### Written request
Check every line below for the word "chart" and copy the ones that have it.

### Data block

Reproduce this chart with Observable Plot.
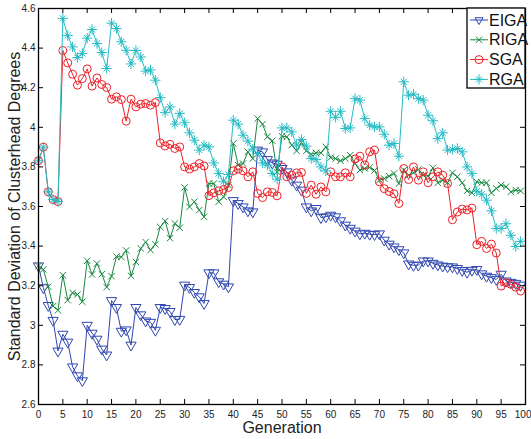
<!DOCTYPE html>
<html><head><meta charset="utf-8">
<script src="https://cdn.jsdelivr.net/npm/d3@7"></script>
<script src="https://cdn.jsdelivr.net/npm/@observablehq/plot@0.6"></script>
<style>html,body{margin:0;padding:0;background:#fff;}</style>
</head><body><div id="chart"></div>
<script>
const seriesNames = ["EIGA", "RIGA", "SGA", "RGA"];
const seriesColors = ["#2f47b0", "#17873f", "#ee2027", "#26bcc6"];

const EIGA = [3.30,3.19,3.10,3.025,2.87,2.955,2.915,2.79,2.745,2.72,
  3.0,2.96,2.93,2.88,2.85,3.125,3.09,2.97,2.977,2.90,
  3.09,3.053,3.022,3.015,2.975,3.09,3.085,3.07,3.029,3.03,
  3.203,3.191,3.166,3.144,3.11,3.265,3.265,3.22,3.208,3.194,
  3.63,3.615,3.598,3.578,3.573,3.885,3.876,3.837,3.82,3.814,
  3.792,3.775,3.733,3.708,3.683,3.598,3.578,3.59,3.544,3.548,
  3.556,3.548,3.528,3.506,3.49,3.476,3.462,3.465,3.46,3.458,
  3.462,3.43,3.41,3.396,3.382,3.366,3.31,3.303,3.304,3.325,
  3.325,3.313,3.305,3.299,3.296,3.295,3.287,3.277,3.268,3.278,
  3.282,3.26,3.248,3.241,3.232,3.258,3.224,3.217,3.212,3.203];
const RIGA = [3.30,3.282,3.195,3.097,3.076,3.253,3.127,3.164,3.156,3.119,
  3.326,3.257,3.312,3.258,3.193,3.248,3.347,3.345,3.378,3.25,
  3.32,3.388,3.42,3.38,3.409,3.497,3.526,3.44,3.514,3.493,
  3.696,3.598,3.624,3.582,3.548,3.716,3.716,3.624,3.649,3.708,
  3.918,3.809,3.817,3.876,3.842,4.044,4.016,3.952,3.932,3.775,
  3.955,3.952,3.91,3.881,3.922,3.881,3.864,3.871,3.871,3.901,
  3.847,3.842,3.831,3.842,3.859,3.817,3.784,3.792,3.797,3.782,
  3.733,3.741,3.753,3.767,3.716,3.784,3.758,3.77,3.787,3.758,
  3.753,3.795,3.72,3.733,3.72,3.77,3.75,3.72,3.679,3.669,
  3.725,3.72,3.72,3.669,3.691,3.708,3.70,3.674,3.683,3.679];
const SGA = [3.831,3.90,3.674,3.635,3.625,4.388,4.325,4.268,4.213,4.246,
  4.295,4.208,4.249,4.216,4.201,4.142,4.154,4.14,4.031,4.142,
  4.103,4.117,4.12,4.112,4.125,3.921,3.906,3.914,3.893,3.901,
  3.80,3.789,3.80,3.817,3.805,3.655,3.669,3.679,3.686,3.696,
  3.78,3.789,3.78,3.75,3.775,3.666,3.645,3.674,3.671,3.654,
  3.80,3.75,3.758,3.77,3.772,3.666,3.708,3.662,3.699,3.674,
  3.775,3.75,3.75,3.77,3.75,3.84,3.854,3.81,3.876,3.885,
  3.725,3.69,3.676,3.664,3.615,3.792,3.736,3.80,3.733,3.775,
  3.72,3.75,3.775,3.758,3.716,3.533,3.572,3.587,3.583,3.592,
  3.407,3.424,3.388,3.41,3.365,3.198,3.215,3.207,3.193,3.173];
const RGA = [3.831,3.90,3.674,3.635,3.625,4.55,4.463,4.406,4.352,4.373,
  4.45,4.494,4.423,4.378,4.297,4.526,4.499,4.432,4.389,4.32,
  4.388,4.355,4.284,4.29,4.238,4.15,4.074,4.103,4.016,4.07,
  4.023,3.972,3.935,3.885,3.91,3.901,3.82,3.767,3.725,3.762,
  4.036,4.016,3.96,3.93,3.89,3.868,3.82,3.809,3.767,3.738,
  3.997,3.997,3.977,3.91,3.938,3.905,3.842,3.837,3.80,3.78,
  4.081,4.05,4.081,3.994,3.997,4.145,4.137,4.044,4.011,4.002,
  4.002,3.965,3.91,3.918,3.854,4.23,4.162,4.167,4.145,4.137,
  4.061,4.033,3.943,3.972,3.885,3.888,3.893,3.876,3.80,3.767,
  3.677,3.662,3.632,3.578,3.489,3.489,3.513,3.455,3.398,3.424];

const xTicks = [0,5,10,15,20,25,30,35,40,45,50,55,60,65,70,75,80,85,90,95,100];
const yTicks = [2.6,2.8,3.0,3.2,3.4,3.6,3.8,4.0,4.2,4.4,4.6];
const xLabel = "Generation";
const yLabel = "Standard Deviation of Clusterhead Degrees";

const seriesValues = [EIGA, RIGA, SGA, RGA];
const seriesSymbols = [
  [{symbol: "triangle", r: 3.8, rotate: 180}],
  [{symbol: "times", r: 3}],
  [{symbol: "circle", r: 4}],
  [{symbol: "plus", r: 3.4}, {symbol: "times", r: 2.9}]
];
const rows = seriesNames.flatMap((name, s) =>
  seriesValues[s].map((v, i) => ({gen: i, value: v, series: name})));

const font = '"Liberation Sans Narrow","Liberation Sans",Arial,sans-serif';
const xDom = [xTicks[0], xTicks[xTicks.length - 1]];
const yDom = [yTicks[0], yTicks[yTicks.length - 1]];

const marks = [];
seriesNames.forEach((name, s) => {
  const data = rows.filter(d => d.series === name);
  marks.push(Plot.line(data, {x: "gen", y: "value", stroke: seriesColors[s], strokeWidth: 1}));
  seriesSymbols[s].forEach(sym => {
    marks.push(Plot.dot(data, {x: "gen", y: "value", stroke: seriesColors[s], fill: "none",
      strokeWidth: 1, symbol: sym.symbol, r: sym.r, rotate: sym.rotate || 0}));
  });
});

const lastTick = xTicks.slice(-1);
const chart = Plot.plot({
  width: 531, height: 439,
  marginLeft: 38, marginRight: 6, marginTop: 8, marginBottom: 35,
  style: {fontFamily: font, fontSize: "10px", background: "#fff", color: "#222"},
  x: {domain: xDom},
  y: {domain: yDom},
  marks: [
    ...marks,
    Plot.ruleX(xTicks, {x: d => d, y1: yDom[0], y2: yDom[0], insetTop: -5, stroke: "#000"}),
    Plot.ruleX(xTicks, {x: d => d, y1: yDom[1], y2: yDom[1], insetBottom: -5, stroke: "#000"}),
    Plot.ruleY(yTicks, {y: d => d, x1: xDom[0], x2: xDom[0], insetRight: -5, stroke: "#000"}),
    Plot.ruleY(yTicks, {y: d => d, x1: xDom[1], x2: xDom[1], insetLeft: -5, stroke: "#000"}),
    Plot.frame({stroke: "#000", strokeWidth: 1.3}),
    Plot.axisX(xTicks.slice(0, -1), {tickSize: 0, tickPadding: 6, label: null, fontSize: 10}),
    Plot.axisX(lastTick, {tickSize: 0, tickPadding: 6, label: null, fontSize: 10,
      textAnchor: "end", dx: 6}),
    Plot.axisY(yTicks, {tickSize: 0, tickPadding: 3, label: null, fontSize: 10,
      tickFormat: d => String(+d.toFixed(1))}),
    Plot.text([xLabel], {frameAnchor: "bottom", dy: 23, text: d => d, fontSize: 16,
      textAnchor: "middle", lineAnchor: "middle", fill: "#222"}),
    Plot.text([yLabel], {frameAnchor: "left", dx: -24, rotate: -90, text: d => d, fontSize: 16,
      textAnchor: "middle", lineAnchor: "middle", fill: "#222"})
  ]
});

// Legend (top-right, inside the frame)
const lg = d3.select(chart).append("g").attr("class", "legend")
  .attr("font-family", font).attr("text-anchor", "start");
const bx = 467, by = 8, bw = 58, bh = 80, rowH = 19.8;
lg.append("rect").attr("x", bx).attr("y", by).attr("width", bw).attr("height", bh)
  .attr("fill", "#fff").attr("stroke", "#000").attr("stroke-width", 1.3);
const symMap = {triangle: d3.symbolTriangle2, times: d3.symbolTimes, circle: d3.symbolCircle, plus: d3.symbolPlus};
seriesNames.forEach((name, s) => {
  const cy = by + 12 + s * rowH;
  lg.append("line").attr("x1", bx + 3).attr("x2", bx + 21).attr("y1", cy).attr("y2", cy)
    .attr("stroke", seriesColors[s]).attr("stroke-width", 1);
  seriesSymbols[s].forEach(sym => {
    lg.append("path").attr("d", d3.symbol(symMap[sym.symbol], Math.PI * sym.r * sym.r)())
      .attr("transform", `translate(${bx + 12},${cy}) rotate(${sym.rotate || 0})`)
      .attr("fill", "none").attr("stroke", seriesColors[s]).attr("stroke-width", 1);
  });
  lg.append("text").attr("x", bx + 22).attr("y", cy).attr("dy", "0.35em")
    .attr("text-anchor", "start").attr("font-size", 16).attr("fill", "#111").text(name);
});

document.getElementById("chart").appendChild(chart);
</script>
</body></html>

### Output for this exercise
Reproduce this chart with Observable Plot.
</head><body><div id="chart"></div>
const chart = Plot.plot({
const lg = d3.select(chart).append("g").attr("class", "legend")
document.getElementById("chart").appendChild(chart);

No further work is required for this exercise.